Foucault; Power; and American Empire

A patch of cognition related to the right…

The question is not if there is a Power Elite.  It is how you conceptualize power.  I just do not think that it is fruitful to understand the dynamics of power – control and discipline – in a pre-Foucauldian fashion.  I do not think there is necessarily a collaborative effort on the part of the elite in society to coordinate their actions in an ongoing effort to preserve their status in society.  The implementation of power results from a complex process that involves a system that extends beyond the individual agents involved in propagating the imposition of structure upon the populace. 

The grammar school teacher who practices discipline and punishment over the subjects of his or her pedagogical practices is surely not cognizant of the consequences of his or her actions beyond the scope of their immediate effect.  Nevertheless, the unintended consequences of the grammar school teacher are to implant the subjects with behavioral dispositions, which homogenize the population in order to render individuals docile and confirmative and skilled.  In other words, ripe for the exploitation of the processes involved in the various modes of production in society. 

However, if power in society circulates in such a fashion, and the interests of the elites extend to every crevasse our lives, through the operations of those we do not necessarily want to blame, then towards, whom do we direct our energy, in opposition?  Journalists?  CEO’s?  Lou Dobbs?  Grammar school teachers? 

Globalization, which is spurred by free-trade and other universalistic discourses, is merely proliferating the discipline and punishment, which is tantamount to the concrete manifestations of power, that effectively maintain Empire.  What I am proposing would help to diminish the supply of fuel that energizes Empire, which relies on an ever increasing number of subjects for the purposes of exploitation.

One Response to “Foucault; Power; and American Empire”

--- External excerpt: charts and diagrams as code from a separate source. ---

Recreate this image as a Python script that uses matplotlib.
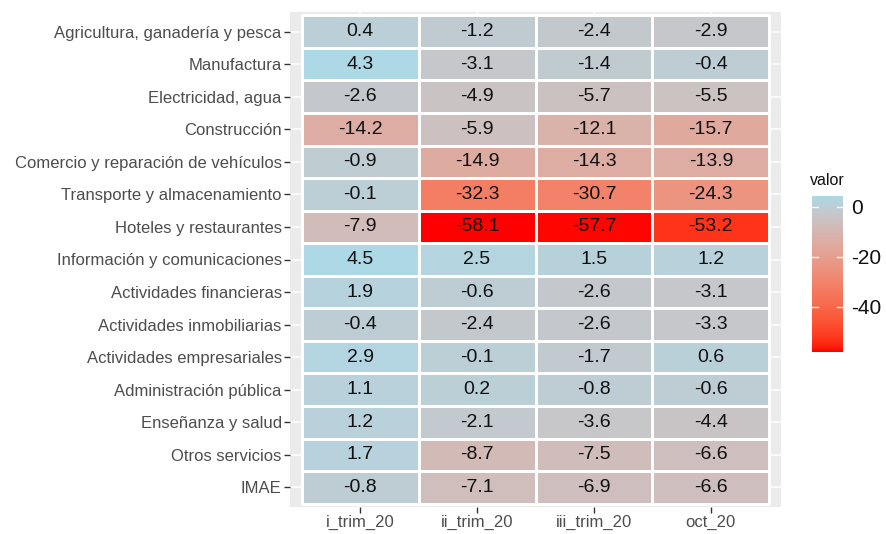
import matplotlib

matplotlib.use("Agg")
import matplotlib.pyplot as plt
import numpy as np
from matplotlib.colors import ListedColormap, Normalize, to_rgb

plt.rcParams["font.family"] = ["Liberation Sans", "DejaVu Sans"]
plt.rcParams["axes.unicode_minus"] = False

# --- data ------------------------------------------------------------------
sectors = [
    "Agricultura, ganadería y pesca",
    "Manufactura",
    "Electricidad, agua",
    "Construcción",
    "Comercio y reparación de vehículos",
    "Transporte y almacenamiento",
    "Hoteles y restaurantes",
    "Información y comunicaciones",
    "Actividades financieras",
    "Actividades inmobiliarias",
    "Actividades empresariales",
    "Administración pública",
    "Enseñanza y salud",
    "Otros servicios",
    "IMAE",
]
periods = ["i_trim_20", "ii_trim_20", "iii_trim_20", "oct_20"]
i_trim_20 = [0.4, 4.3, -2.6, -14.2, -0.9, -0.1, -7.9, 4.5, 1.9, -0.4, 2.9, 1.1, 1.2, 1.7, -0.8]
ii_trim_20 = [-1.2, -3.1, -4.9, -5.9, -14.9, -32.3, -58.1, 2.5, -0.6, -2.4, -0.1, 0.2, -2.1, -8.7, -7.1]
iii_trim_20 = [-2.4, -1.4, -5.7, -12.1, -14.3, -30.7, -57.7, 1.5, -2.6, -2.6, -1.7, -0.8, -3.6, -7.5, -6.9]
oct_20 = [-2.9, -0.4, -5.5, -15.7, -13.9, -24.3, -53.2, 1.2, -3.1, -3.3, 0.6, -0.6, -4.4, -6.6, -6.6]
legend_ticks = [0, -20, -40]

values = np.column_stack([i_trim_20, ii_trim_20, iii_trim_20, oct_20])


# --- ggplot-like gradient (red -> lightblue, interpolated in CIELAB) --------
def srgb_to_lab(rgb):
    c = np.asarray(rgb, dtype=float)
    lin = np.where(c <= 0.04045, c / 12.92, ((c + 0.055) / 1.055) ** 2.4)
    m = np.array([[0.4124564, 0.3575761, 0.1804375],
                  [0.2126729, 0.7151522, 0.0721750],
                  [0.0193339, 0.1191920, 0.9503041]])
    xyz = m @ lin / np.array([0.95047, 1.0, 1.08883])
    f = np.where(xyz > 216 / 24389, np.cbrt(xyz), (24389 / 27 * xyz + 16) / 116)
    return np.array([116 * f[1] - 16, 500 * (f[0] - f[1]), 200 * (f[1] - f[2])])


def lab_to_srgb(lab):
    L, a, b = lab
    fy = (L + 16) / 116
    fx = fy + a / 500
    fz = fy - b / 200
    f = np.array([fx, fy, fz])
    xyz = np.where(f ** 3 > 216 / 24389, f ** 3, (116 * f - 16) / (24389 / 27))
    xyz = xyz * np.array([0.95047, 1.0, 1.08883])
    minv = np.array([[3.2404542, -1.5371385, -0.4985314],
                     [-0.9692660, 1.8760108, 0.0415560],
                     [0.0556434, -0.2040259, 1.0572252]])
    lin = np.clip(minv @ xyz, 0, 1)
    c = np.where(lin <= 0.0031308, 12.92 * lin, 1.055 * lin ** (1 / 2.4) - 0.055)
    return np.clip(c, 0, 1)


lo = srgb_to_lab(to_rgb("red"))
hi = srgb_to_lab(to_rgb("lightblue"))
cmap = ListedColormap([lab_to_srgb(lo + (hi - lo) * t) for t in np.linspace(0, 1, 256)])
norm = Normalize(vmin=values.min(), vmax=values.max())

# --- figure ----------------------------------------------------------------
W, H = 886, 534
fig = plt.figure(figsize=(W / 100, H / 100), dpi=100)
ax = fig.add_axes([290 / W, 27 / H, 491 / W, 495 / H])
ax.set_facecolor("#EBEBEB")

n_rows, n_cols = values.shape
ax.pcolormesh(
    np.arange(n_cols + 1) - 0.5, np.arange(n_rows + 1) - 0.5, values,
    cmap=cmap, norm=norm, edgecolors="white", linewidth=0.8, zorder=2,
)
for r in range(n_rows):
    for c in range(n_cols):
        ax.text(c, r, f"{values[r, c]:.1f}", ha="center", va="center",
                fontsize=14, color="#111111", zorder=3)

ax.set_xlim(-0.6, n_cols - 0.4)
ax.set_ylim(n_rows - 0.4, -0.6)
ax.set_xticks(range(n_cols))
ax.set_xticklabels(periods)
ax.set_yticks(range(n_rows))
ax.set_yticklabels(sectors)
ax.tick_params(axis="both", length=4, width=1, color="#333333",
               labelcolor="#4D4D4D", labelsize=12, pad=2)
ax.grid(True, color="white", linewidth=1.1, zorder=0)
ax.set_axisbelow(True)
for s in ax.spines.values():
    s.set_visible(False)

# --- legend (colourbar) ------------------------------------------------------
vmin, vmax = values.min(), values.max()
px_per_unit = 2.5
top_px = 207 - vmax * px_per_unit
bot_px = 207 - vmin * px_per_unit
cax = fig.add_axes([812 / W, (H - bot_px) / H, 31 / W, (bot_px - top_px) / H])
grad = np.linspace(vmin, vmax, 300)[:, None]
cax.imshow(grad, cmap=cmap, norm=norm, aspect="auto", origin="lower",
           extent=[0, 1, vmin, vmax])
cax.set_xlim(0, 1)
cax.set_ylim(vmin, vmax)
cax.set_xticks([])
cax.set_yticks(legend_ticks)
cax.yaxis.tick_right()
cax.tick_params(axis="y", length=0, labelsize=15, labelcolor="#111111", pad=6)
for t in legend_ticks:
    cax.plot([0, 0.2], [t, t], color="white", lw=1, alpha=0.9)
    cax.plot([0.8, 1], [t, t], color="white", lw=1, alpha=0.9)
for s in cax.spines.values():
    s.set_visible(False)
fig.text(810 / W, (H - 185) / H, "valor", fontsize=11.5, color="#111111",
         ha="left", va="baseline")

fig.savefig("out.png", dpi=100)
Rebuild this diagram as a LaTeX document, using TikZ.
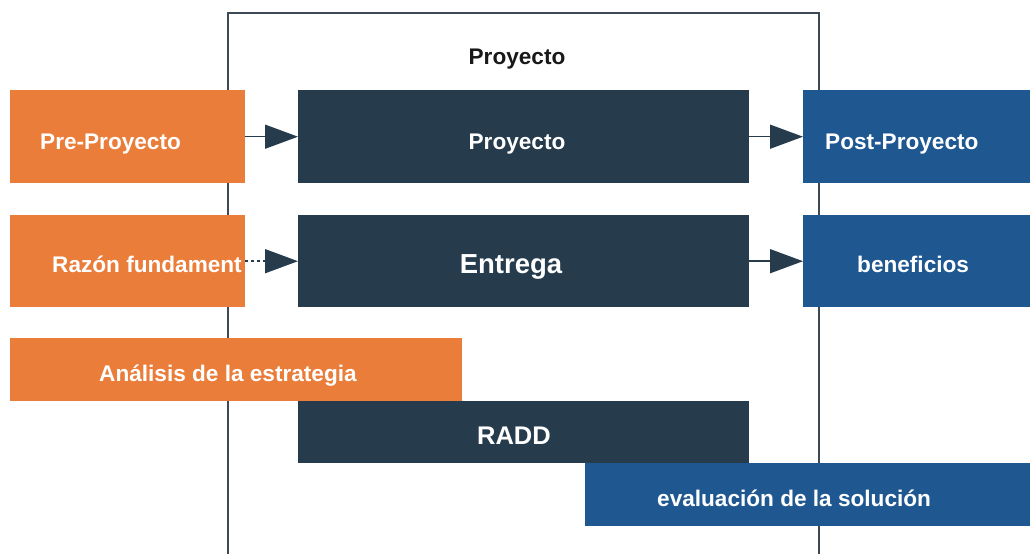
\documentclass[tikz,border=0pt]{standalone}
\usepackage{fontspec}
\setmainfont{Liberation Sans}
\usetikzlibrary{arrows.meta}
\definecolor{naranja}{HTML}{EA7D3A}
\definecolor{pizarra}{HTML}{263C4D}
\definecolor{azul}{HTML}{1F5891}
\definecolor{marco}{HTML}{3B4A56}

\begin{document}
\begin{tikzpicture}[
  x=1pt, y=-1pt,
  font=\fontsize{22.6}{26}\selectfont\bfseries,
  caja/.style={anchor=north west,inner sep=0pt,minimum height=93pt},
  fase1/.style={caja,fill=naranja},
  fase2/.style={caja,fill=pizarra},
  fase3/.style={caja,fill=azul},
  txt/.style={text=white,inner sep=0pt,anchor=base west},
  ar/.style={-{Triangle[length=33pt,width=24pt]},line width=1.5pt,draw=pizarra}
]
\useasboundingbox (0,0) rectangle (1030,554);
% marco del proyecto
\draw[marco,line width=1.5pt] (228,554) -- (228,13) -- (819,13) -- (819,554);
\node[text=black!90,inner sep=0pt,anchor=base] (titulo) at (517,64) {Proyecto};
% fila de fases
\node[fase1,minimum width=235pt] (pre) at (10,90) {};
\node[fase2,minimum width=451pt] (proy) at (298,90) {};
\node[fase3,minimum width=227pt] (post) at (803,90) {};
\node[txt] (preT) at (40,149) {Pre-Proyecto};
\node[txt,anchor=base] (proyT) at (517,149) {Proyecto};
\node[txt] (postT) at (825,149) {Post-Proyecto};
% fila de productos
\node[fase1,minimum width=235pt,minimum height=92pt] (razon) at (10,215) {};
\node[fase2,minimum width=451pt,minimum height=92pt] (entrega) at (298,215) {};
\node[fase3,minimum width=227pt,minimum height=92pt] (benef) at (803,215) {};
\node[txt] (razonT) at (52,272) {Razón fundament};
\node[txt,anchor=base,font=\fontsize{27.5}{30}\selectfont\bfseries] (entregaT) at (511,273) {Entrega};
\node[txt] (benefT) at (857,272) {beneficios};
% actividades escalonadas
\node[fase1,minimum width=452pt,minimum height=63pt] (analisis) at (10,338) {};
\node[fase2,minimum width=451pt,minimum height=62pt] (radd) at (298,401) {};
\node[fase3,minimum width=445pt,minimum height=63pt] (evalua) at (585,463) {};
\node[txt] (analisisT) at (99,381) {Análisis de la estrategia};
\node[txt,anchor=base,font=\fontsize{25.5}{28}\selectfont\bfseries] (raddT) at (514,444) {RADD};
\node[txt] (evaluaT) at (657,506) {evaluación de la solución};
% flechas
\draw[ar] (pre) -- (proy);
\draw[ar] (proy) -- (post);
\draw[ar,dashed] (razon) -- (entrega);
\draw[ar] (entrega) -- (benef);
\end{tikzpicture}
\end{document}
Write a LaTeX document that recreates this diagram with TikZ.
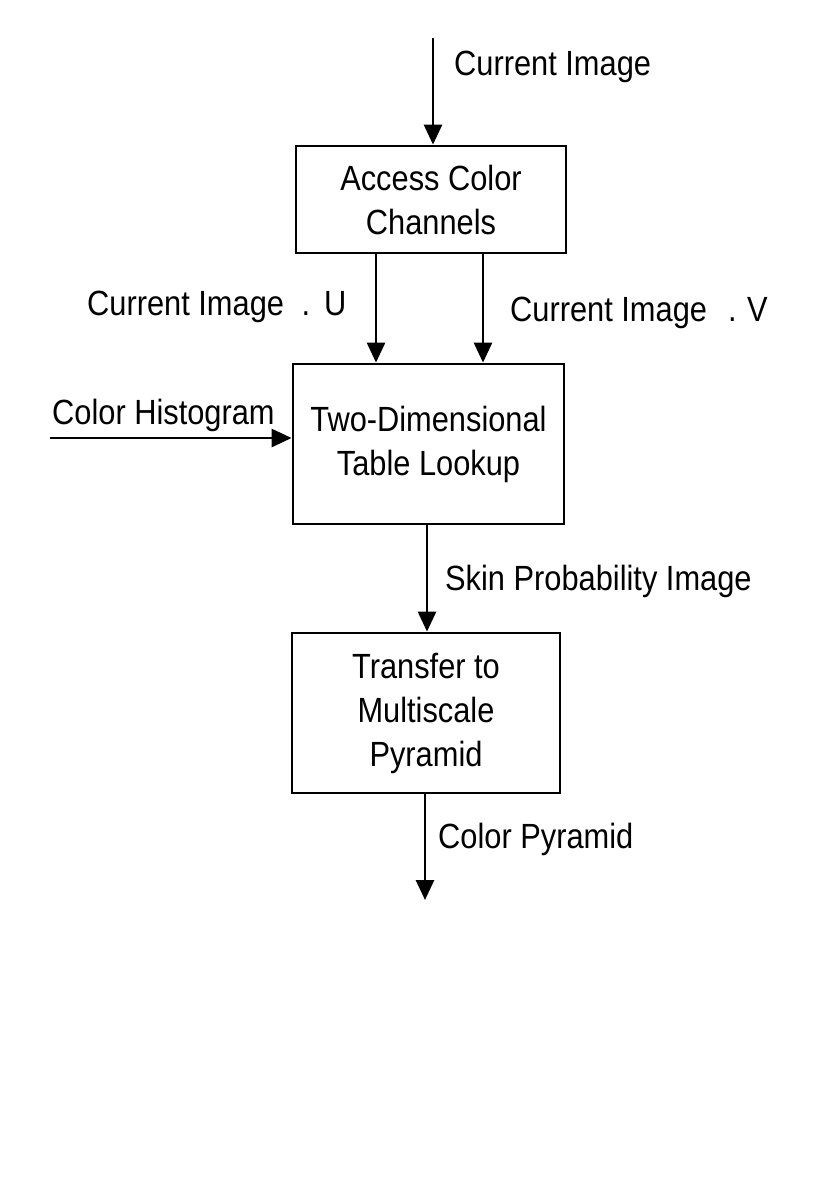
\documentclass[tikz,border=0pt]{standalone}
\usepackage{fontspec}
\setmainfont[FakeStretch=0.88]{Liberation Sans}
\usetikzlibrary{arrows.meta}
\begin{document}
\begin{tikzpicture}[x=1pt,y=-1pt,
  lbl/.style={font=\fontsize{35}{44}\selectfont, inner sep=0pt, anchor=base west},
  blk/.style={draw, line width=2.8pt, rectangle, align=center, inner sep=0pt,
              font=\fontsize{35}{44}\selectfont},
  arr/.style={line width=2.8pt, -{Triangle[length=20pt,width=18pt]}}]
\useasboundingbox (0,0) rectangle (829,1187);

% boxes
\node[blk, minimum width=270pt, minimum height=107pt] (b1) at (431,199.5) {Access Color\\Channels};
\node[blk, minimum width=271pt, minimum height=160pt] (b2) at (428.5,444) {Two-Dimensional\\Table Lookup};
\node[blk, minimum width=268pt, minimum height=160pt] (b3) at (426,713) {Transfer to\\Multiscale\\Pyramid};

% free ends
\coordinate (in) at (433,38);
\coordinate (hist) at (50,438);
\coordinate (out) at (425,900);
\coordinate (ux) at (376,0);
\coordinate (vx) at (483,0);
\coordinate (sx) at (427,0);

% connectors
\draw[arr] (in) -- (in |- b1.north);
\draw[arr] (ux |- b1.south) -- (ux |- b2.north);
\draw[arr] (vx |- b1.south) -- (vx |- b2.north);
\draw[arr] (hist) -- (hist -| b2.west);
\draw[arr] (sx |- b2.south) -- (sx |- b3.north);
\draw[arr] (out |- b3.south) -- (out);

% labels
\node[lbl] (l1) at (454,75) {Current Image};
\node[lbl] (l2) at (87,315) {Current Image\hspace{0.5em}.\hspace{0.4em}U};
\node[lbl] (l3) at (510,321) {Current Image\hspace{0.6em}.\hspace{0.3em}V};
\node[lbl] (l4) at (52,424) {Color Histogram};
\node[lbl] (l5) at (445,590) {Skin Probability Image};
\node[lbl] (l6) at (438,848) {Color Pyramid};
\end{tikzpicture}
\end{document}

  1. Russell 16 February 2007 at 11:14 am #

    As an augmentation to this essay, which was originally a letter sent in the context of communications with figures in the Green Party, I should offer some claification: This polemic was written in response to the Green Party’s position on undocumented immigration. I was pointing out that by expanding the free-trade zone by deconstructing any semblence of a boarder with Mexico was, essentially, an act that furthered the interests of the multinationals who have a grossly dispropotionate impact upon American public policy. In short, although the Green Party is officially opposed to globalization, many of its policies are, in fact, in promotion of the conditions conducive to the furthered expansion of globalization.